Copy the data precisely, character for character, and leave out every picture.

Source excerpt:
— begin —

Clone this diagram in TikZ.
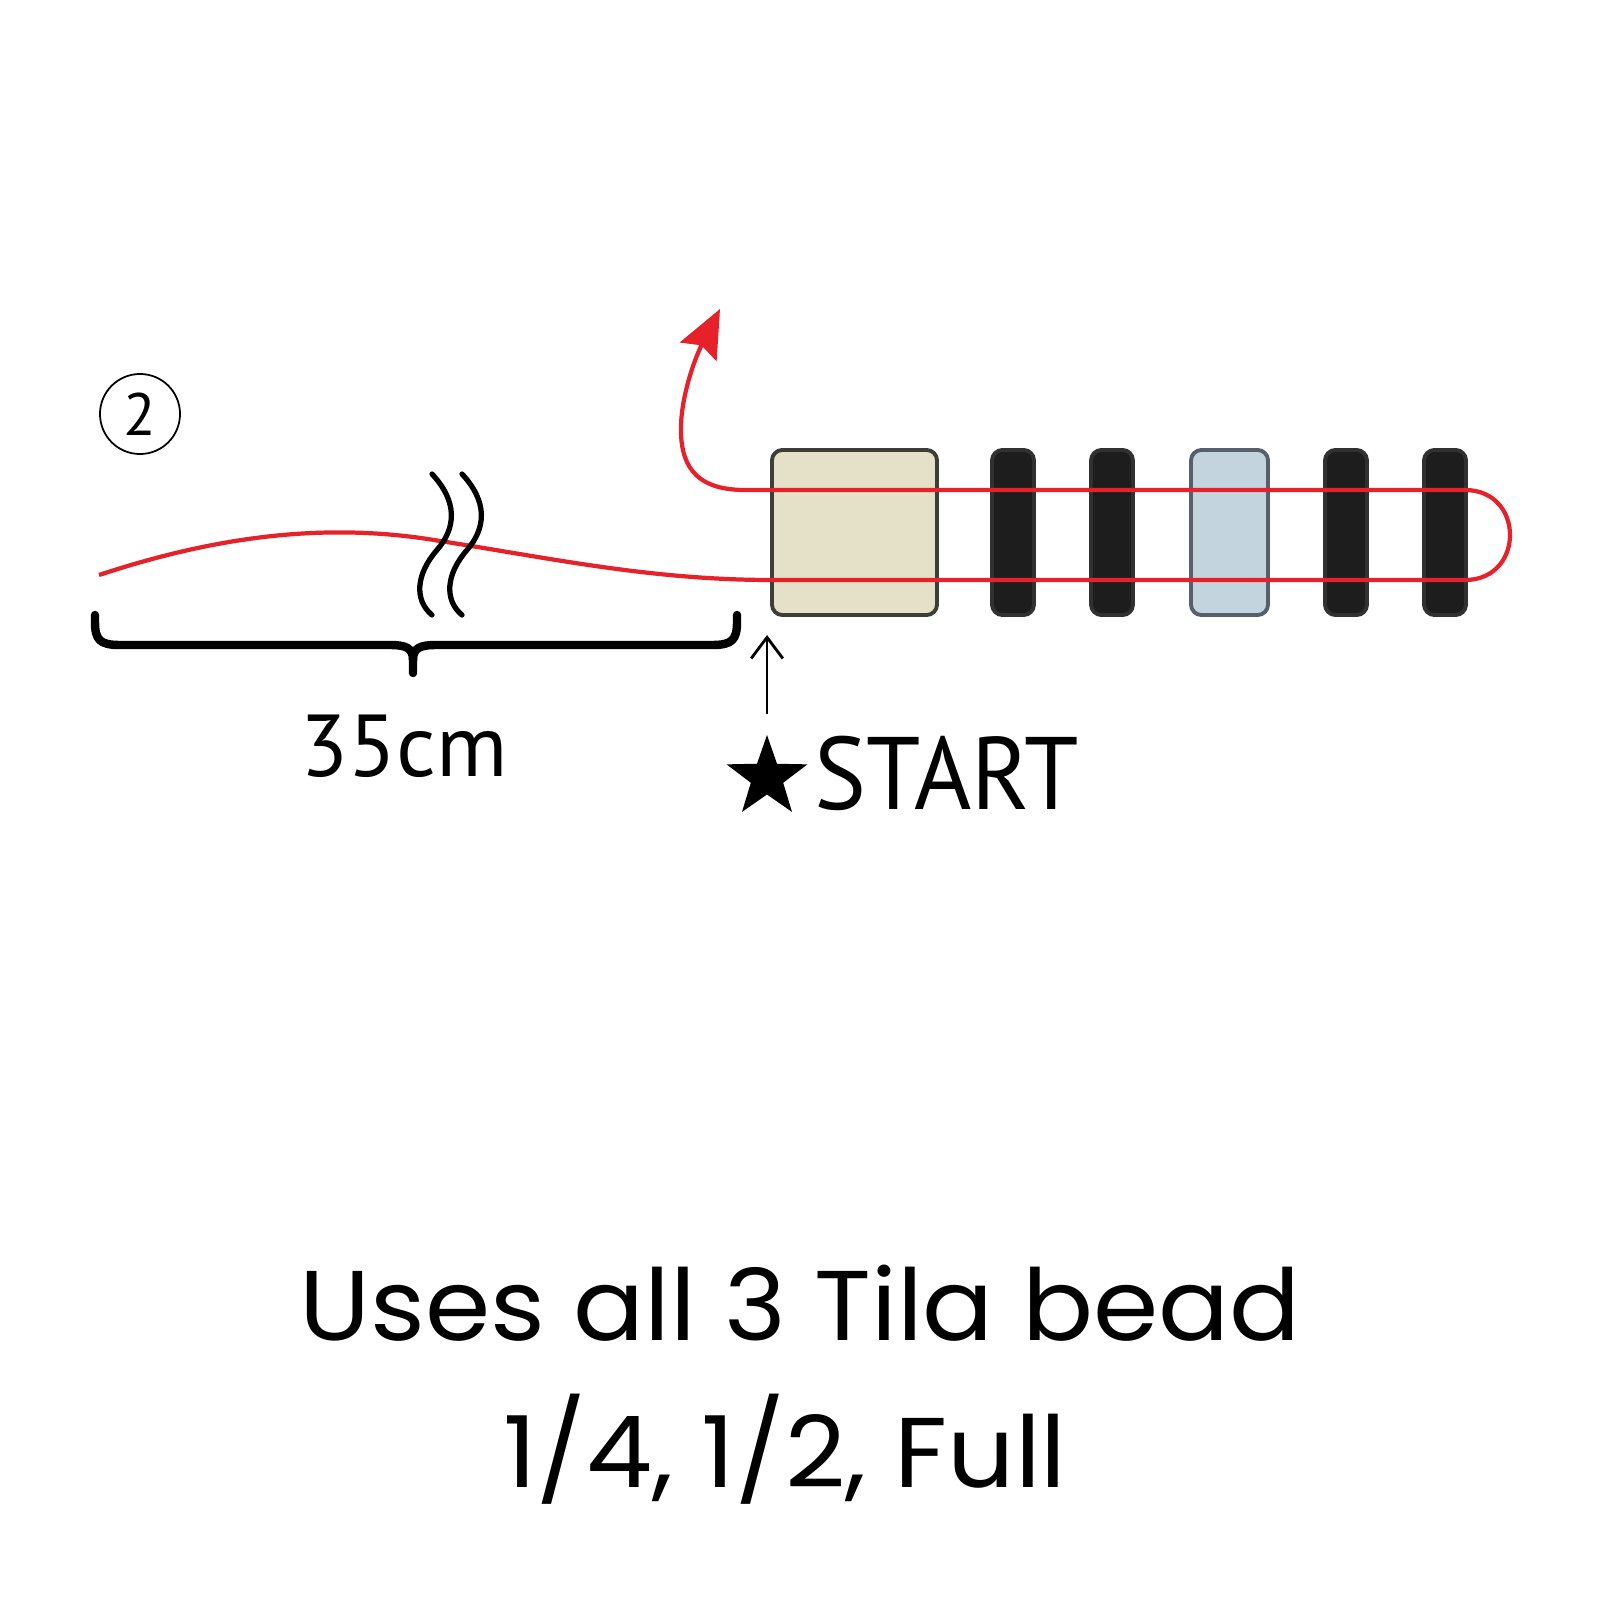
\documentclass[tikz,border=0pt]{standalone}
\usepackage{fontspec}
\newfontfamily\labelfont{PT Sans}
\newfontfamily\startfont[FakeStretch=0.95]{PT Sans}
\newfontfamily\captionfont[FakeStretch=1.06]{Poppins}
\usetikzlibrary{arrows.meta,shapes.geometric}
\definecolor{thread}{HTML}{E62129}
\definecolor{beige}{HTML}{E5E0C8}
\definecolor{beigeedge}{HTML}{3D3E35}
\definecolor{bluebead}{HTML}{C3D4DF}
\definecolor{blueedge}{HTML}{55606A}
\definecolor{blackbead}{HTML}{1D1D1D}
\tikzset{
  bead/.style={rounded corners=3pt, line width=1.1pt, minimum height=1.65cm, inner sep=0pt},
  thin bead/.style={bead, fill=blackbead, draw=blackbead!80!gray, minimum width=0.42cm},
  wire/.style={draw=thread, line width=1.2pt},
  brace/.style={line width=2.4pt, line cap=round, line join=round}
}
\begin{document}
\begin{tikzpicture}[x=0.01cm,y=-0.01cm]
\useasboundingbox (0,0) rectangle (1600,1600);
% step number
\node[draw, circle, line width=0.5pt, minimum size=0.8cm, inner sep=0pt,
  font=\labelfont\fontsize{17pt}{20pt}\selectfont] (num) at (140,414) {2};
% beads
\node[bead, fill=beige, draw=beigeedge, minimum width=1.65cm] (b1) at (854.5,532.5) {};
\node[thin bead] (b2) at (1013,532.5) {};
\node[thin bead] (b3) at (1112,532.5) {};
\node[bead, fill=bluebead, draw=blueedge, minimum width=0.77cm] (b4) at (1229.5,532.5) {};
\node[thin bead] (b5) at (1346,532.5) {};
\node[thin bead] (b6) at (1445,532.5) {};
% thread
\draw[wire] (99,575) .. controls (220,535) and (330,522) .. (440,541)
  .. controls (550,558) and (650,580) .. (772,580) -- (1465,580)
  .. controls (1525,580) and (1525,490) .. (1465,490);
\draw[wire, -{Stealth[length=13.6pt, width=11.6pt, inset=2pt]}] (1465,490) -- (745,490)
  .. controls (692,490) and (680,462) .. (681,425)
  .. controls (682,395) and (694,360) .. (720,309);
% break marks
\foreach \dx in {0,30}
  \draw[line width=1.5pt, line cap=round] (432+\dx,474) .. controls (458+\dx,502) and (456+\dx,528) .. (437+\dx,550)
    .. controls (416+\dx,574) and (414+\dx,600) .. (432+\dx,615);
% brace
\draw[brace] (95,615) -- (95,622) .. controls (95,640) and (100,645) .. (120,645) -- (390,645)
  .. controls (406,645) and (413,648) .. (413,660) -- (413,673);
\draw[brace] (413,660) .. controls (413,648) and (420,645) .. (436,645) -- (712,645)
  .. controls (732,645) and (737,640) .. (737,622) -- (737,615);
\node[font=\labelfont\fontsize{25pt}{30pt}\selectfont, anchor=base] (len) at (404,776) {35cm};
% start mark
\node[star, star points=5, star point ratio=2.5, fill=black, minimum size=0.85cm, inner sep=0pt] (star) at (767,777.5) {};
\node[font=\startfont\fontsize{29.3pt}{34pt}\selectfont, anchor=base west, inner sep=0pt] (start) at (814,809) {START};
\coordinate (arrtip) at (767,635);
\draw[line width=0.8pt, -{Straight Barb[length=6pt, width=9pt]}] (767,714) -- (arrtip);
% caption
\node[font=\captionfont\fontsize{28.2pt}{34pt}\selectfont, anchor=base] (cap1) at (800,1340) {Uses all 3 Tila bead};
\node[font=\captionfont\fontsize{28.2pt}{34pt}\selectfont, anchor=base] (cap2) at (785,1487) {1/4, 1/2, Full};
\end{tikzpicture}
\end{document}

— end —

Task solution:
Clone this diagram in TikZ.
\documentclass[tikz,border=0pt]{standalone}
\usepackage{fontspec}
\newfontfamily\labelfont{PT Sans}
\newfontfamily\startfont[FakeStretch=0.95]{PT Sans}
\newfontfamily\captionfont[FakeStretch=1.06]{Poppins}
\usetikzlibrary{arrows.meta,shapes.geometric}
\definecolor{thread}{HTML}{E62129}
\definecolor{beige}{HTML}{E5E0C8}
\definecolor{beigeedge}{HTML}{3D3E35}
\definecolor{bluebead}{HTML}{C3D4DF}
\definecolor{blueedge}{HTML}{55606A}
\definecolor{blackbead}{HTML}{1D1D1D}
\tikzset{
  bead/.style={rounded corners=3pt, line width=1.1pt, minimum height=1.65cm, inner sep=0pt},
  thin bead/.style={bead, fill=blackbead, draw=blackbead!80!gray, minimum width=0.42cm},
  wire/.style={draw=thread, line width=1.2pt},
  brace/.style={line width=2.4pt, line cap=round, line join=round}
}
\begin{document}
\begin{tikzpicture}[x=0.01cm,y=-0.01cm]
\useasboundingbox (0,0) rectangle (1600,1600);
% step number
\node[draw, circle, line width=0.5pt, minimum size=0.8cm, inner sep=0pt,
  font=\labelfont\fontsize{17pt}{20pt}\selectfont] (num) at (140,414) {2};
% beads
\node[bead, fill=beige, draw=beigeedge, minimum width=1.65cm] (b1) at (854.5,532.5) {};
\node[thin bead] (b2) at (1013,532.5) {};
\node[thin bead] (b3) at (1112,532.5) {};
\node[bead, fill=bluebead, draw=blueedge, minimum width=0.77cm] (b4) at (1229.5,532.5) {};
\node[thin bead] (b5) at (1346,532.5) {};
\node[thin bead] (b6) at (1445,532.5) {};
% thread
\draw[wire] (99,575) .. controls (220,535) and (330,522) .. (440,541)
  .. controls (550,558) and (650,580) .. (772,580) -- (1465,580)
  .. controls (1525,580) and (1525,490) .. (1465,490);
\draw[wire, -{Stealth[length=13.6pt, width=11.6pt, inset=2pt]}] (1465,490) -- (745,490)
  .. controls (692,490) and (680,462) .. (681,425)
  .. controls (682,395) and (694,360) .. (720,309);
% break marks
\foreach \dx in {0,30}
  \draw[line width=1.5pt, line cap=round] (432+\dx,474) .. controls (458+\dx,502) and (456+\dx,528) .. (437+\dx,550)
    .. controls (416+\dx,574) and (414+\dx,600) .. (432+\dx,615);
% brace
\draw[brace] (95,615) -- (95,622) .. controls (95,640) and (100,645) .. (120,645) -- (390,645)
  .. controls (406,645) and (413,648) .. (413,660) -- (413,673);
\draw[brace] (413,660) .. controls (413,648) and (420,645) .. (436,645) -- (712,645)
  .. controls (732,645) and (737,640) .. (737,622) -- (737,615);
\node[font=\labelfont\fontsize{25pt}{30pt}\selectfont, anchor=base] (len) at (404,776) {35cm};
% start mark
\node[star, star points=5, star point ratio=2.5, fill=black, minimum size=0.85cm, inner sep=0pt] (star) at (767,777.5) {};
\node[font=\startfont\fontsize{29.3pt}{34pt}\selectfont, anchor=base west, inner sep=0pt] (start) at (814,809) {START};
\coordinate (arrtip) at (767,635);
\draw[line width=0.8pt, -{Straight Barb[length=6pt, width=9pt]}] (767,714) -- (arrtip);
% caption
\node[font=\captionfont\fontsize{28.2pt}{34pt}\selectfont, anchor=base] (cap1) at (800,1340) {Uses all 3 Tila bead};
\node[font=\captionfont\fontsize{28.2pt}{34pt}\selectfont, anchor=base] (cap2) at (785,1487) {1/4, 1/2, Full};
\end{tikzpicture}
\end{document}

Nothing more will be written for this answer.